Abstract

Research has shown that by age 5–6 years, children fully integrate information about agents’ mental states into their verbal moral judgments: When asked to say whether an agent is morally good or bad, they rely on the agent’s intentions more than on its action’s outcomes. Research has also shown that from an early age, children use a plethora of social and moral cues when deciding whom to trust in learning and testimony situations. Here, for the first time, we asked if and how children’s trust in informants who relay information about the moral character of a novel agent is influenced by the valence of the intentions underlying the informants’ prior actions. Italian children aged 6 to 10 years (n = 219, 112 female) were first presented with two puppets and asked to judge them. One puppet accidentally caused harm (neutral intention, negative outcome), the other attempted but failed to do so (negative intention, neutral outcome). Next, the puppets gave contrasting testimonies about whether a novel agent was good or bad.
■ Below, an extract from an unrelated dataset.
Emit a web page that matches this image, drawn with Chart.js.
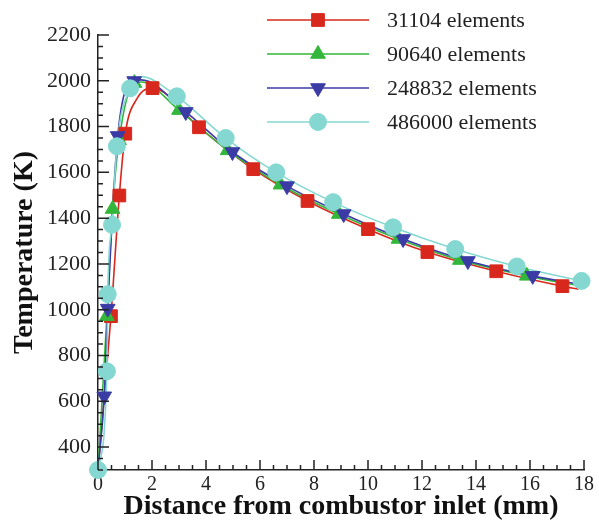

Findings revealed that the tendency to trust the assessment of the well-intentioned puppet concerning the novel agent emerged at age 8, whereas younger children simply showed to believe that the novel agent was good, regardless of the testimonies they received. These results suggest that despite the ability to generate intent-based moral judgments emerges at age 5–6, the tendency to rely on intentions underlying past actions of informants when assessing informants’ testimonies about the moral character of a third party undergoes significant change in childhood.